Ce laboratoire, Jean-Philippe Échard le connaît bien, et cela se perçoit quand il me le fait visiter. Chimiste de formation, il y est entré comme ingénieur de recherche en 1999 et s’est alors intéressé à l’identification des matériaux constitutifs des instruments des collections patrimoniales. Depuis, il a soutenu une thèse sur les vernis dans les instruments de musique européens du XVe au XVIIIe siècle. En 2014, il est devenu conservateur au musée, rattaché au Centre de recherche sur la conservation (UAR 3224), « en charge des instruments à cordes frottées et à cordes pincées, ainsi que des fonds d’ateliers de facture instrumentale ». Ce n’est pas pour autant qu’il a délaissé les sciences expérimentales, au contraire. C’est grâce à l’interaction entre ses activités au laboratoire, dans le musée et aux archives qu’il a pu bousculer, ou plutôt questionner et historiciser, le mythe des « stradivarius » : les instruments fabriqués dans l’atelier d’Antonio Stradivari au tournant des XVIIe et XVIIIe siècles.
La conservation au musée de la musique
Aurélien Peter (A. P.) : Merci, Jean-Philippe Échard, d’avoir accepté de répondre aujourd’hui aux questions d’Entre-Temps dans le cadre de notre série « Histoires sonores ». Pour commencer cet entretien, pourriez-vous présenter votre métier à nos lecteurs et lectrices ? Que fait un conservateur au musée de la Musique ?
Jean-Philippe Échard (J-P. É.) : Ce métier est passionnant ; tous les jours différent. Il consiste avant tout à s’occuper de la collection nationale d’objets patrimoniaux liés à la musique. Pour cela, nous sommes quatre conservateurs et conservatrices sous la houlette de Marie-Pauline Martin, directrice du musée depuis 2017. La collection est d’abord constituée de plusieurs milliers d’instruments de musique, et d’un très grand nombre d’accessoires : des archets jusqu’aux clefs d’accord de clavecins. Elle contient aussi de nombreux fonds d’ateliers et de manufactures, constitués de tout un ensemble d’objets. Par exemple, dans le fonds de l’atelier Gand & Bernardel, luthiers parisiens renommés du XIXe siècle, on trouve des ciseaux à bois, des gouges, des rabots pour façonner les instruments, mais également des objets qui servent au stockage des matériaux, à préparer l’organisation du travail : des petites boîtes pour ranger les chevalets de violoncelles, de violons. On conserve aussi des outils de restauration, telles des contreformes en bois sculpté qui servent à reformer la voûte d’une table d’harmonie d’un instrument qui se serait déformée d’un temps. La collection est aussi riche en gravures, peintures, sculptures, et contient de formidables portraits d’artistes et des scènes de pratique musicale. Outre les archives matérielles que sont les instruments et les outils, elle contient enfin des archives textuelles de la facture instrumentale, notamment de deux grands ateliers de lutherie parisiens et des facteurs de piano Pleyel, Érard et Gaveau : registres de fabrication, comptes clients, etc. Tous ces objets permettent de faire exister la musique dans un musée dédié, alors même qu’un musée de la musique, c’est presque un oxymore, en tout cas, ce n’est pas un espace évident à concevoir.

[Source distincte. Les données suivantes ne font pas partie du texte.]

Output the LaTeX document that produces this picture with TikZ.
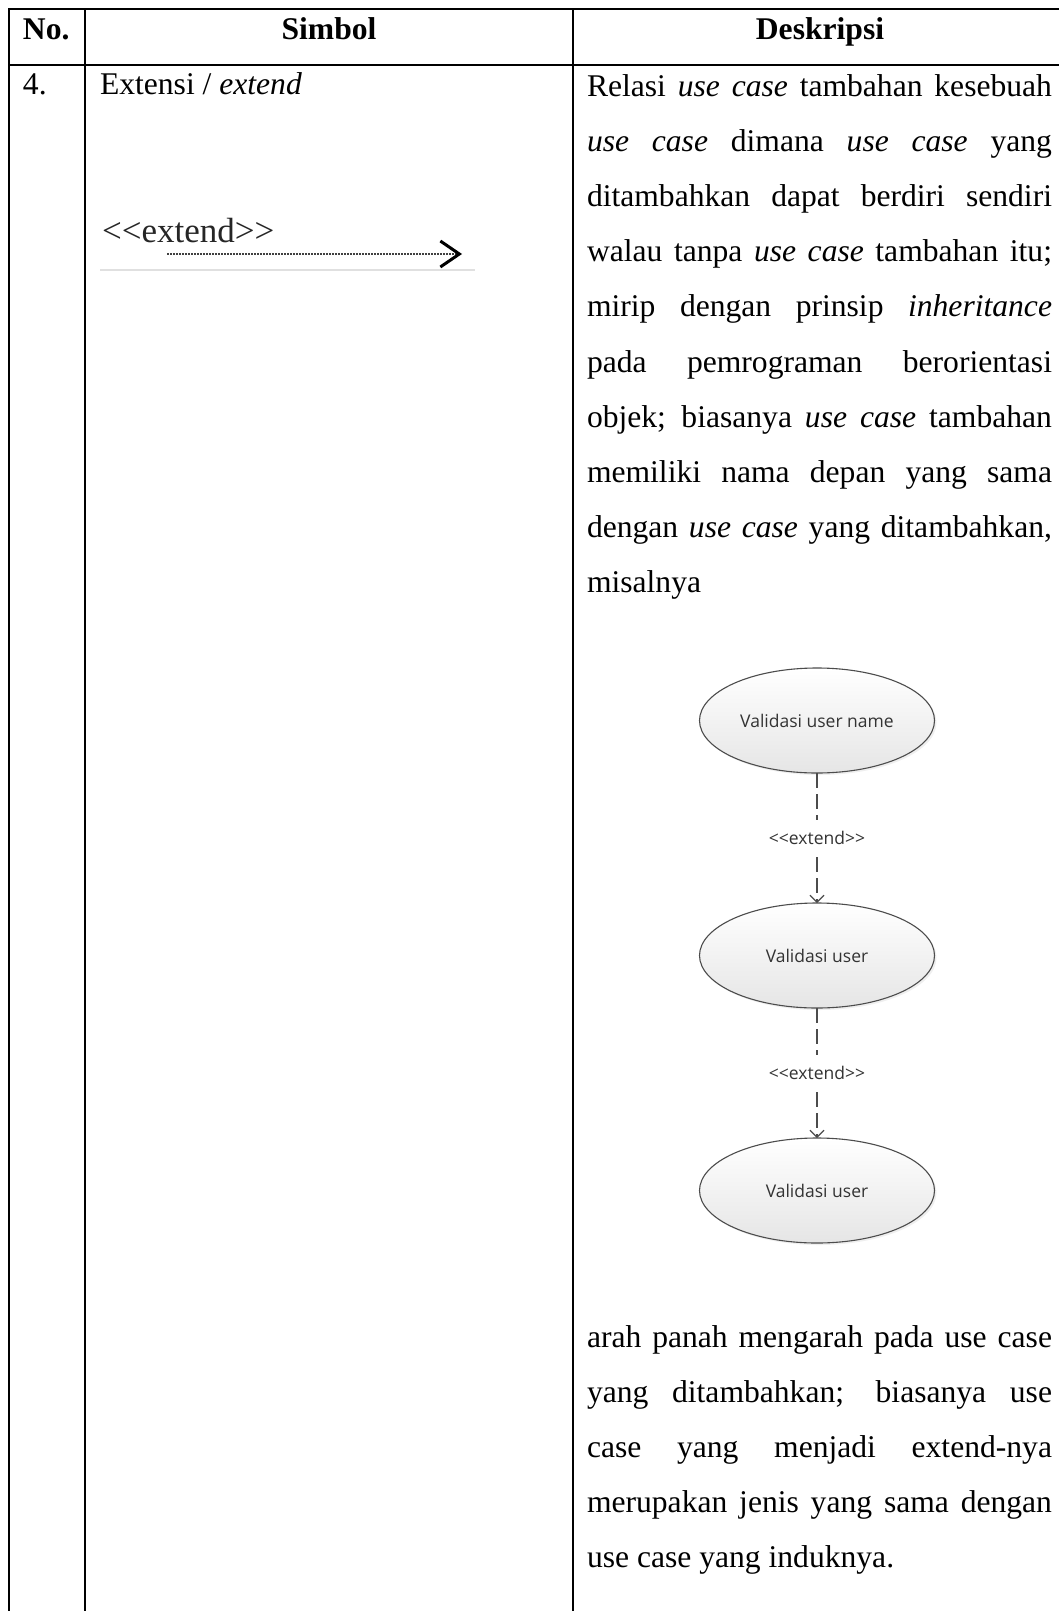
\documentclass[tikz,border=0pt]{standalone}
\usepackage{fontspec}
\setmainfont{Liberation Serif}
\newfontfamily\uifont{Open Sans}
\usetikzlibrary{shapes.geometric,arrows.meta,shadows}
\newcommand\extlbltxt{<\kern0pt<extend>\kern0pt>}
\begin{document}
\begin{tikzpicture}[x=1pt,y=-1pt,
  tbl/.style={line width=2.7pt,draw=black,line join=miter},
  txt/.style={inner sep=0pt,outer sep=0pt,font=\fontsize{31.6pt}{55.2pt}\selectfont},
  hdr/.style={txt,font=\fontsize{31.6pt}{55.2pt}\selectfont\bfseries},
  uc/.style={ellipse,draw=black!70,line width=1.1pt,minimum width=235pt,minimum height=105pt,
    inner sep=0pt,outer sep=0pt,top color=white,bottom color=black!10,
    text=black!80,font=\uifont\fontsize{17.5pt}{20pt}\selectfont,
    drop shadow={shadow xshift=2pt,shadow yshift=-2pt,opacity=0.12}},
  extconn/.style={draw=black!70,line width=1.1pt,dash pattern=on 15pt off 6pt,
    -{Straight Barb[length=7pt,width=14pt]}},
  extlbl/.style={fill=white,inner xsep=2pt,inner ysep=11pt,text=black!80,
    font=\uifont\fontsize{17.5pt}{20pt}\selectfont}
]
\useasboundingbox (0,0) rectangle (1059,1611);
\fill[white] (0,0) rectangle (1059,1611);

% table rules
\draw[tbl] (1075,9) -- (9,9) -- (9,1625);
\draw[tbl] (9,65) -- (1075,65);
\draw[tbl] (85,9) -- (85,1625);
\draw[tbl] (573,9) -- (573,1625);

% header
\node[hdr,anchor=base west] (hno) at (23,40) {No.};
\node[hdr,anchor=base] (hsim) at (329,40) {Simbol};
\node[hdr,anchor=base] (hdesk) at (820,40) {Deskripsi};

% row
\node[txt,anchor=base west] (no4) at (23,95) {4.};
\node[txt,anchor=base west] (ext) at (100,95) {Extensi / \textit{extend}};

% symbol
\node[inner sep=0pt,anchor=base west,text=black!85,font=\fontsize{35pt}{40pt}\selectfont] (symtext) at (102,242) {\extlbltxt};
\coordinate (ds) at (167,254);
\coordinate (de) at (462,254);
\draw[draw=black!75,line width=2.4pt,dash pattern=on 1.6pt off 1.4pt,
  -{Straight Barb[length=19pt,width=26pt,line width=3pt,color=black]}] (ds) -- (de);
\coordinate (u1) at (100,270);
\coordinate (u2) at (475,270);
\draw[black!12,line width=1.5pt] (u1) -- (u2);

% description
\node[txt,anchor=base west] (desc1) at (587,96) {\parbox[t]{465pt}{%
\makebox[465pt][s]{Relasi \textit{use case} tambahan kesebuah}\\
\makebox[465pt][s]{\textit{use case} dimana \textit{use case} yang}\\
\makebox[465pt][s]{ditambahkan dapat berdiri sendiri}\\
\makebox[465pt][s]{walau tanpa \textit{use case} tambahan itu;}\\
\makebox[465pt][s]{mirip dengan prinsip \textit{inheritance}}\\
\makebox[465pt][s]{pada pemrograman berorientasi}\\
\makebox[465pt][s]{objek; biasanya \textit{use case} tambahan}\\
\makebox[465pt][s]{memiliki nama depan yang sama}\\
\makebox[465pt][s]{dengan \textit{use case} yang ditambahkan,}\\
misalnya}};

% use case example
\node[uc] (e1) at (817,720.5) {Validasi user name};
\node[uc] (e2) at (817,955.5) {Validasi user};
\node[uc] (e3) at (817,1190.5) {Validasi user};
\draw[extconn] (e1) -- node[extlbl] (l1) {\extlbltxt} (e2);
\draw[extconn] (e2) -- node[extlbl] (l2) {\extlbltxt} (e3);

% description continued
\node[txt,anchor=base west] (desc2) at (587,1347) {\parbox[t]{465pt}{%
\makebox[465pt][s]{arah panah mengarah pada use case}\\
\makebox[465pt][s]{yang ditambahkan; biasanya use}\\
\makebox[465pt][s]{case yang menjadi extend-nya}\\
\makebox[465pt][s]{merupakan jenis yang sama dengan}\\
use case yang induknya.}};
\end{tikzpicture}
\end{document}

A. P. : Et vous, Jean-Philippe Échard, vous vous occupez d’un département en particulier…
J-P. É. : Ici on parle de corpus et non de département, mais en effet, je suis chargé d’un corpus spécifique : tous les instruments de la lutherie occidentale, ou pour le dire autrement, tout ce qui a un manche, une caisse de résonance et des cordes tendues, jouées de manière pincée, comme le luth et la guitare, ou frottées à l’archet ou à la roue, comme les violons, les violes, les vielles. En plus de cela, je m’occupe des 380 archets de la collection et des fonds d’atelier de lutherie qui arrivent souvent en lots et qu’il faut récoler, organiser, mettre en inventaire.
Faire voir & faire entendre l’histoire de la musique au musée
A. P. : Vous venez de dire que le terme « musée de la Musique » tient de l’oxymore. Comment se résout cette contradiction apparente ? Comment fait-on le lien, en tant que conservateur, entre la matérialité de la collection conservée au musée et la mise en exposition des univers sonores de la musique, insaisissables jusqu’à une époque récente ?
J-P. É. : Il existe pour cela de multiples dispositifs, en fonction des propos que l’on souhaite développer. Le premier est assez classique : il consiste en l’exposition d’instruments, d’objets, d’œuvres, avec des mises en regard, des connexions qui se font par l’accrochage, par la muséographie. Et puis il existe un autre dispositif, plus original, qui fait partie aussi de cette tension salutaire, extrêmement excitante en tout cas, de notre métier : la mise en jeu, au sens propre, de certains des instruments de musique de la collection nationale. Un instrument de musique est initialement fait pour être joué, et bien qu’il se soit enrichi d’autres valeurs culturelles le rapprochant d’un objet d’art, nous savons que c’est encore une attente forte de nos publics.
A. P. : En effet, quand on visite le musée, on peut disposer d’un audio-guide qui permet d’entendre le jeu de certains instruments exposés, de les animer. Mais alors que la patrimonialisation a parfois pour corollaire de sacraliser les objets, de limiter leur manipulation afin de les préserver, on pourrait penser que jouer un instrument de musique ancien, c’est le mettre dans une situation de risque.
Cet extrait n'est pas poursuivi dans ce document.